When downloading the data you can specify which region, species or date range you wish to download. The download format is a tab-separated text file. If you download the full India data, the file is some 110Mb in size (as of September 2016). Do consider if you want to download data for a single State instead, or for specific species. On the download form, there is also a checkbox to download “unvetted data”. These are records that have been flagged as unusual, but have not yet been verified. For most purposes, one should not use the unvetted data; and in general, any records marked with a ‘1’ in the ‘APPROVED’ column should be ignored/removed.

The download package contains a detailed description of each of the columns in the tab-separated file; please read these carefully.

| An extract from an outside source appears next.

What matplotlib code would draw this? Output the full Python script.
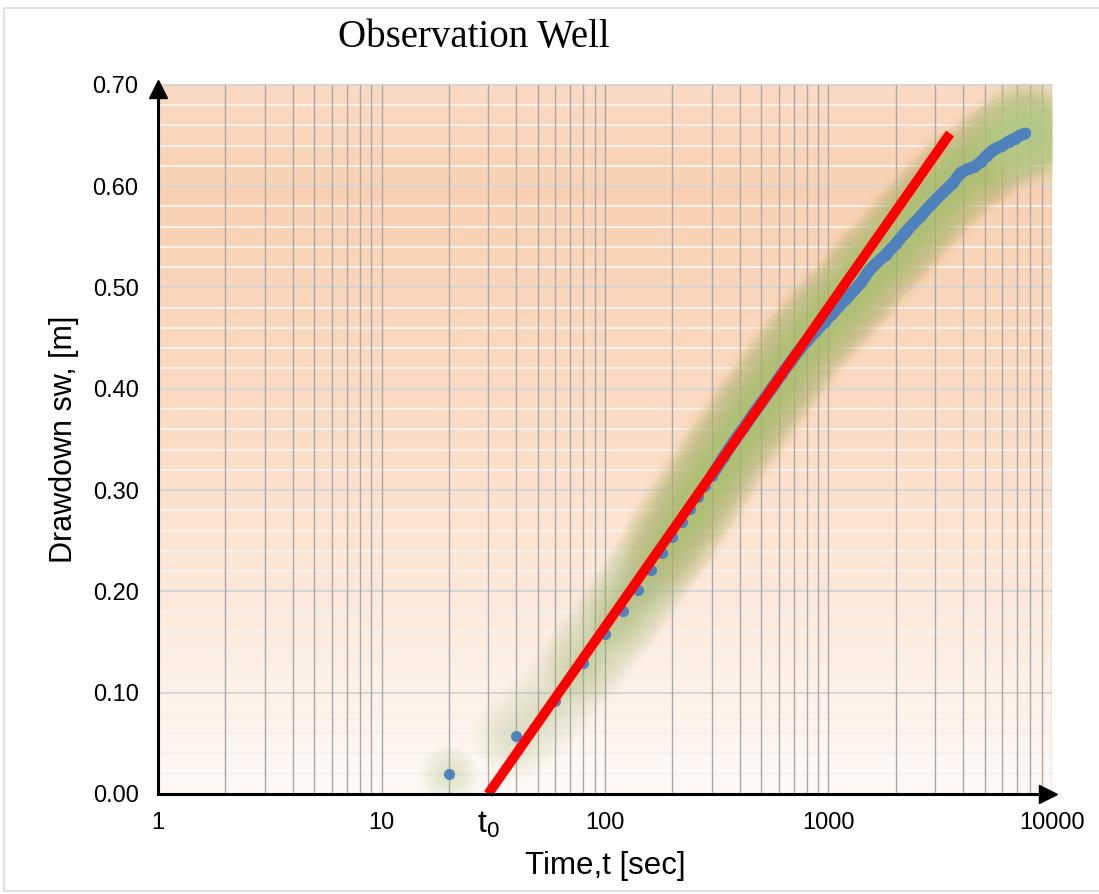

Please note that the data is in spreadsheet format, but several standard spreadsheet software programs (including Excel) will not be able to open a file with 4 million rows. For this reason, if you want to work on the full India dataset, you will need to use more flexible software like R, Python, Matlab, etc. In the coming days we will post some tips for how to handle large volumes of eBird data. If you need specific help, please let us know in the comments below, or on the Facebook event page.

Some Cautions

When analysing data from eBird, do take some time to think about the quality and accuracy of data that you need. eBird has a detailed set of quality control processes, and over 70 volunteer reviewers help with eBird data quality in India. However, despite best efforts, in a database this size, there will be errors that creep in; and there are also other reasons to carefully think about which parts of the database you should use. You may have to subset the overall dataset to include only those lists/records that meet your needs and quality requirements. Some specific cautions:

  • Location accuracy. The geographical precision of lists in eBird varies from list to list. For example, even though each list is associated with a specific latitude and longitude, the birds recorded on that list may come from a very large area. This can usually be discovered by looking at the distance travelled field. If you need high location precision for your project, you may have to filter out ‘Travelling’ lists that cover a large distance, and/or those where distance is not specified. Similarly, lists are often tagged to a particular hotspot location, which means that the precise place where a list was created may be several kilometres from the lat-long of the hotspot. The geographical precision of such lists is likely to be relatively low.
  • Complete lists. If you intend to look not only at the presence of a species, but also absence (or more accurately non-detection), then you will want to use only those lists that are ‘Complete’ (ie, where all species seen have been reported). This would be needed if, for example, you wanted to examine the frequency of reporting of a species over space or time. ‘Incidental’ or ‘Casual’ lists are by definition incomplete, and should be removed from such analyses. For all other lists, you would want to use only those in which the observer has stated that all species have been reported ( ALL.SPECIES.REPORTED=1 in the data file).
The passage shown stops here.